The History of LagOmar Museum
LagOmar is a unique house built in a volcanic quarry. Sounds interesting? Wait until you see it.
A British developer, Sam Benady, wanted to build a house that would inspire others to buy homes in the area. The quarry house was designed by Jesús Soto. Soto was an artist that worked closely with Cesar Manrique on several projects in Lanzarote. He designed it to evoke the atmosphere of the Arabian Nights tales. He also respected the environment and included as much of it as possible in the architecture.
In 1972, Omar Sharif was filming “The Mysterious Isle” in Lanzarote. He visited the unfinished house and loved it so much that he bought it on the spot. However, it didn’t last long as he soon lost the house to the same Sam Benady at cards. Though an experienced bridge player himself, it seems that Omar Sharif didn’t know the British developer was the European Bridge Champion at the time.
The house was developed by the two architects that bought it next in 1989. They used natural materials like wood beams from the local shipwrecks and also developed an oasis inside the rock structure. They brought local flora like palm trees, aloe vera plants, bougainvillea flowers, and cactus plants to sweeten the rock.
In 1997 the private property was ready to open as LagOmar Museum of Lanzarote.
A Visit to LagOmar Lanzarote
LagOmar is a bit of a labyrinth between the caves of the old quarry. The house incorporated the red volcanic walls and completed them with white plaster and green plants. The effect is similar to that of Cesar Manrique’s works in Lanzarote with as little as possible human intervention in nature’s design. Another feature of the house is the lack of straight lines and square designs.
You will enter LagOmar directly to the pool area on the lower level of the house. From the poolside, you will have a good view of the way the living spaces are integrated into the quarry. Make your way through the white round tunnel and start exploring the house and the gardens.
It’s a maze of caves connected with pathways and staircases, which are great to explore bit by bit. Up the stairs, you will get to a proper apartment with a living room, bedroom, bathroom, and kitchen. I wouldn’t mind having that view from my living room.
There is also o bridge table and a large photo of Omar Sharif playing cards. You can see photos and information about Omar Sharif and his work as well as pictures taken in different stages of building LagOmar.
My guess is that Omar Sharif didn’t get the chance to actually live there, but a good story like that goes a long way, doesn’t it?
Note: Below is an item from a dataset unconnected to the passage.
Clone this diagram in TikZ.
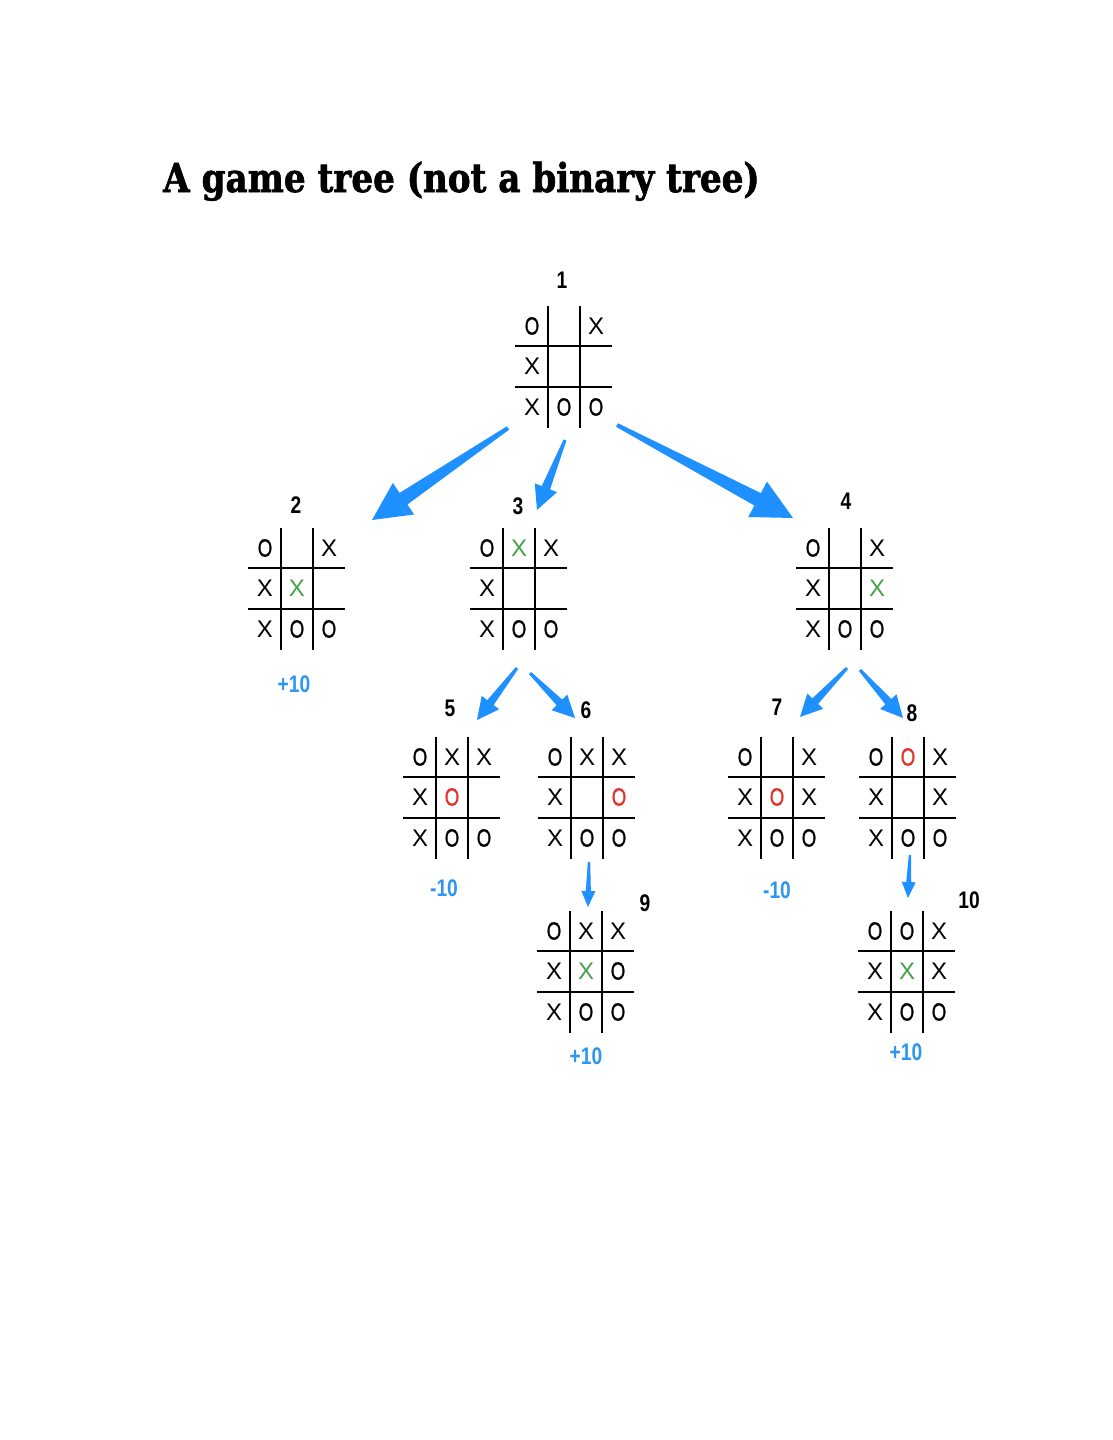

Take your time to discover the different elements inside and outside, the way the greenery compliments the volcanic rock, and the traditional elements of Lanzarote like the bread oven outside.
Most of all, admire the views from the upper levels and terraces. You can see the volcanic landscape of Lanzarote and the scattered white villages of the island.
How to get to LagOmar in Lanzarote
LagOmar Museum in Lanzarote is easy to reach by car wherever you are staying in Lanzarote. It’s a 15 minutes drive from Costa Teguise or a 40 minutes drive from Playa Blanca, for instance. You need to get to Nazaret village, close to Teguise. There is a free parking area just outside LagOmar Museum.
LagOmar Museum in Lanzarote is open every day from 10:00 AM to 6:00 PM, and an adult ticket costs 6€.
There is a restaurant and a bar on-site, so you can plan to have lunch here and enjoy the view. However, the best times to visit are early in the morning or later in the afternoon when it’s not busy.
Wear comfortable shoes, as there are enough stairs in the quarry and you don’t want to lose your flip flops there.